3.3. Performance Evaluation
In the performance evaluation phase, the data access for the Taiyuan BD vehicle streaming data is evaluated. Different data sizes are evaluated in this phase, and four bolts are tested, the speeding bolt, suid bolt, geographical position bolt, and route bolt. The function of the aggregate bolt is to integrate the bolt results and insert the bolt results into the data storage center. In our experiment, the Storm and Kafka clusters are employed, and different data insertion frequencies are tested to validate the feasibility and the efficiency of the ESDAS. In this section, the performance is evaluated, and the result has been shown in
Section 3.2.
In this phase, we employ four kinds of Taiyuan BD bus location data with different insertion frequencies. Taken the speeding bolt test as example, we employ Taiyuan BD location buses data with five thousand, ten thousand, thirty thousand, and fifty thousand records per second. The data sample is described in
Section 3.1. Data of different frequencies are inserted and filtered through ESDAS. The consumption time of the speeding bolt and MongoDB has been compared for different data volumes.
Figure 9 shows the consumption times for ESDAS and MongoDB. The consumption time of ESDAS for the speeding bolt is approximately 300 milliseconds, and that for MongoDB is approximately 1300 milliseconds. The efficiency of ESDAS in the speeding bolt is approximately 3 times higher than that of MongoDB.
Figure 10 shows the consumption time of ESDAS for the different data volumes of five thousand, ten thousand, thirty thousand, and fifty thousand records per second. For the different data volumes, the consumption times are different. The consumption time is evaluated approximately 20 times. The mean consumption time of ESDAS for five thousand records per second is approximately 400 ms, the consumption time for ten thousand records per second is approximately 600 ms, the consumption time for thirty thousand records per second is approximately 500 ms, and the consumption time for fifty thousand records per second is approximately 700 ms.
For the suid bolt phase, the consumption times for ESDAS and MongoDB are evaluated. The suid bolt result has been described in
Section 3.2. In the five thousand, ten thousand, thirty thousand, and fifty thousand records per second cases, the consumption time is evaluated.
Figure 11 shows the consumption time for the suid bolt for ESDAS and MongoDB in the ten thousand records per second case. The mean consumption time of ESDAS for the suid bolt is approximately 400 ms, and the consumption time of MongoDB is approximately 1800 ms. The efficiency of ESDAS for the suid bolt is approximately three times higher than that of MongoDB.
Similar to the speeding bolt and suid bolt, the performance evaluation of the route bolt and geological bolt can be achieved at several times. In the rest of the experiments, the consumption time for the route bolt is approximately 700 ms for fifty thousand records per second, and the consumption time for MongoDB is approximately 2400 ms. Therefore, the efficiencies for the route bolt and geological bolt are similar to those for the speeding bolt and suid bolt.

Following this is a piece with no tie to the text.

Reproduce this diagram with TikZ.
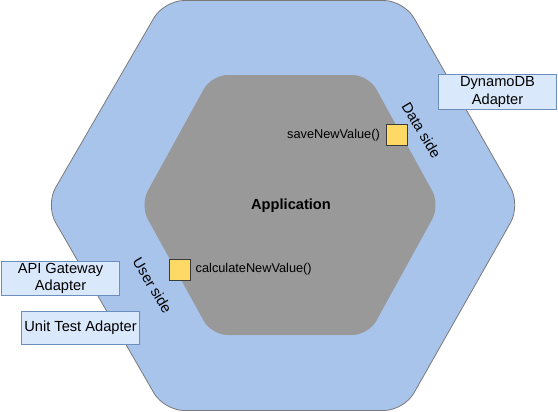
\documentclass[tikz,border=0pt]{standalone}
\usepackage{fontspec}
\setmainfont{Liberation Sans}
\definecolor{outerFill}{HTML}{A9C4EB}
\definecolor{outerBorder}{HTML}{7A7A7A}
\definecolor{innerFill}{HTML}{999999}
\definecolor{adFill}{HTML}{DAE8FC}
\definecolor{adBorder}{HTML}{6C8EBF}
\definecolor{portFill}{HTML}{FFD966}
\definecolor{portBorder}{HTML}{3A3A3A}
\begin{document}
\begin{tikzpicture}[x=1bp,y=-1bp,
  adapter/.style={draw=adBorder, fill=adFill, line width=1bp, minimum width=118bp,
    inner sep=0pt, align=center, font=\fontsize{14.7}{17.5}\selectfont},
  port/.style={draw=portBorder, fill=portFill, line width=1bp, minimum size=21bp, inner sep=0pt},
  lbl/.style={font=\fontsize{12.8}{15}\selectfont, inner sep=0pt},
  sidelbl/.style={font=\fontsize{14.7}{17}\selectfont, inner sep=0pt, rotate=-59},
  outerhex/.style={fill=outerFill, draw=outerBorder, line width=0.8bp, rounded corners=20bp},
  innerhex/.style={fill=innerFill, rounded corners=16bp}]
\useasboundingbox (0,0) rectangle (558,411);
% outer hexagon
\draw[outerhex] (284,0.5) -- (404,0.5) -- (520.5,205) -- (404,410.5) -- (164,410.5) -- (45.5,205) -- (164,0.5) -- cycle;
% inner hexagon
\fill[innerhex] (290,75) -- (368.5,75) -- (440,205) -- (368.5,335) -- (211.5,335) -- (140,205) -- (211.5,75) -- cycle;
% application
\node[font=\bfseries\fontsize{14.7}{17}\selectfont, inner sep=0pt] (app) at (291,206) {Application};
% ports
\node[port] (save) at (397,135) {};
\node[port] (calc) at (179.5,269.5) {};
\node[lbl, anchor=east] (savelbl) at (380,135.5) {saveNewValue()};
\node[lbl, anchor=west] (calclbl) at (195.5,269.5) {calculateNewValue()};
% side labels
\node[sidelbl] (data) at (421.5,130) {Data side};
\node[sidelbl] (user) at (152.5,285.5) {User side};
% adapters
\node[adapter, minimum height=35bp] (dynamo) at (497.5,92) {DynamoDB\\Adapter};
\node[adapter, minimum height=34bp] (api) at (60.5,278.5) {API Gateway\\Adapter};
\node[adapter, minimum height=33bp] (unit) at (80.5,328) {Unit Test Adapter};
\end{tikzpicture}
\end{document}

In conclusion, the data access results with different bolts have been shown in
Section 3.2. The states of the filtered bus aggregations are different with different bolts. Most filtered buses for the speeding bolt are distributed on the main roads, and the most filtered buses for the geological bolt are distributed away from the roads and bus lines. For the suid bolt, most filtered buses are distributed in a uniform distribution. In terms of efficiency, the consuming time for ESDAS is much less than MongoDB in data with five thousand per second, ten thousand per second, thirty thousand per second, and fifty thousand records per second cases. Through the performance evaluation achieved in experiments, the efficiency of ESDAS in mass spatio-temporal vehicle data access is about three times higher than MongoDB.
Compared with other mass spatio-temporal data access methods as presented in Introduction Section, ESDAS has two advantages: (1) compared with direct storage methods, ESDAS can achieve real-time streaming mass spatio-temporal vehicle data access for the higher data insertion capability in five thousand per second, ten thousand per second, thirty thousand per second, and fifty thousand records per second cases as achieve in
Section 3.3; (2) compared with indirect data filtering way, ESDAS can achieve customized, flexible, and multi-level data filtering as achieved in
Section 3.2.
4. Conclusions
The streaming mass spatio-temporal data access is a hot study area in high efficient and unified access in smart city. In our study, we proposed the ESDAS method to achieve real-time streaming mass spatio-temporal vehicle data access and data cleaning as achieved in
Section 3.2 and
Section 3.3. In
Section 3.2, the raw streaming data are made customized, flexible, and multi-level data filtering, and the filtered buses aggregation mappings with speeding bolt, suid bolt, geographical positions bolt, and route bolt have been achieved. In
Section 3.3, the efficiency of ESDAS in mass spatio-temporal vehicle data access is about three times higher than MongoDB. Through integrating the SOS, the ESDAS works in web service form. The spout/bolt workflow of topology in ESDAS is illustrated in
Section 2.1 and the tables design in MongoDB for streaming raw data and filtered data is described in detail. In addition, the interface extending for speeding, geological, suid, route bolts are showed in
Section 2.2. The data filtering result of speeding bolt, geological bolt, and suid bolt are presented with different buses aggregation form. The efficient streaming mass data access can be applied in the traffic planning, bus feature mining, congestion prediction, and better transport management in smart city. In future work, on one hand, other bolts such as average velocity bolt, abnormal velocity bolt, maximum latitude and longitude bolt, minimum latitude and longitude and other bolts; on the other hand, other streaming data processing framework such as Apache S4 [
35], Spark [
36] will be applied to make the performance comparison.